歳を重ねて

 光円寺の先代、父は2年前に目を瞑りましたが、私も50代半ばとなり、同級生たちも同じ経験をしてきています。

 先日、大正大学の同期のご尊父が往生され、葬儀先には間に合わなかったのですが、お参りに行きました。ご先代とは、直接の面識はそう多くなかったものの、児童教化に力を入れ、ウチの先々代が顧問をしていた研究会にも参加されて活発に活動されてきた方でした。

 私の同級生である現ご住職は、若い頃はお芝居をしたり、一緒に青年会活動をしたものですが、それも卒業となり、ここ10年ほどは偶に電話相談で一緒になる程度で、「親しくやり取りする」ほどではありませんでした。

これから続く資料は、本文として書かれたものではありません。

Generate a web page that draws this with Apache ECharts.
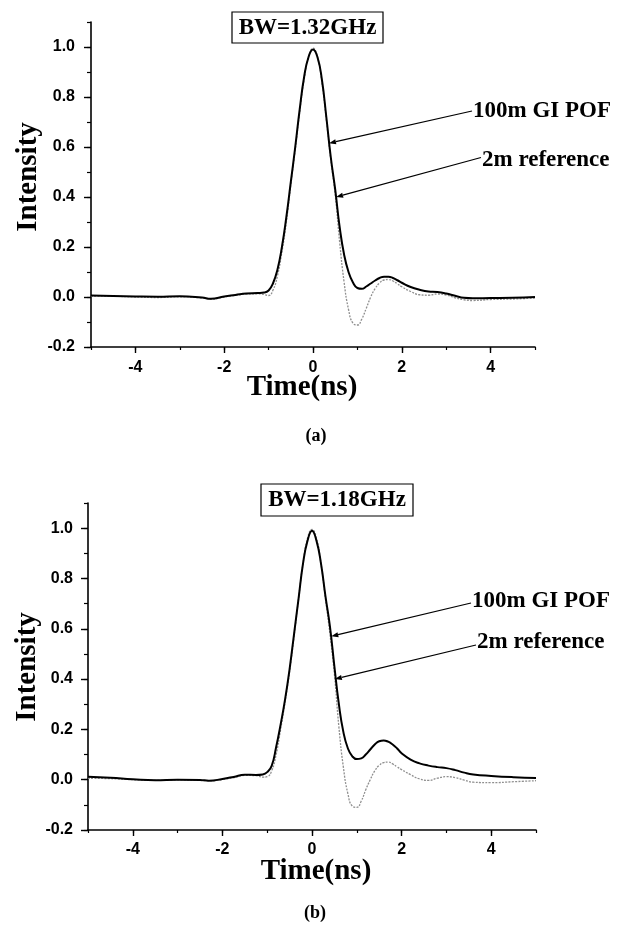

 要するに「久しぶりに会った」のですが、何とも物腰がご住職らしくて(若い頃を知っているだけに)まぁ、ご立派でありがたいお姿になられて…と感心してしまいました(素直に)。初めて会ったのがもう30年も昔ですし、舞台の上の姿も印象的でした(非常に長いセリフをよどみなく、情熱的にドラマチックに表現していました)が、確かに年月が経ち、有難い姿になったというのが偽らざる印象です。SNSなどでも見かけますが、遊び心というか楽しむセンスは変わらず光っております。

 と感心していたら、今日はお参りの子どもに、「和尚さーん」と呼ばれました。どう考えても私のこと。「はーい」と返事をしながら出ていきましたが、改めて「自分はもはや、昔話に出てくるのに近い和尚さんなんだな」と、妙に納得しました。歳をとって成長してきたのは彼だけではない。私もまた、色々あって今に至っている。「こんな、還暦近くなるなんて思ってもみなかった」とは言いませんし、人生自体は繋がっているのですが、振り返れば確かに変化してきているなと思います。そして、彼じゃありませんが今でも遊び心は持っていると思いますし(実際まだ多趣味ですし)、父じゃありませんが好奇心は失っていないと信じています。

昔話に出てくる和尚さんというと、なんだか平和の象徴というか「のんびり・ニコニコ」という感じがする。あの雰囲気を纏いつつ、自分の中には好奇心とか遊び心がある。安定と変化が共存している状態、と言えるかな?イヤー、時々無茶な和尚さんも出てくるな、「證誠寺の狸囃子」とか、お酒を飲む描写とか、欲張りな和尚さんもいるか。だけど、全体としてのイメージは、やっぱ平和…と言ってよい…のではないかな。そういう状態でいられることを、多くの方に守っていただいているというか。

 ということで、何の捻りもない、当たり前のことですけれど、「和尚さん」と呼ばれるからには、それに応えられる自分でありたいと、素直に思った春の日でした。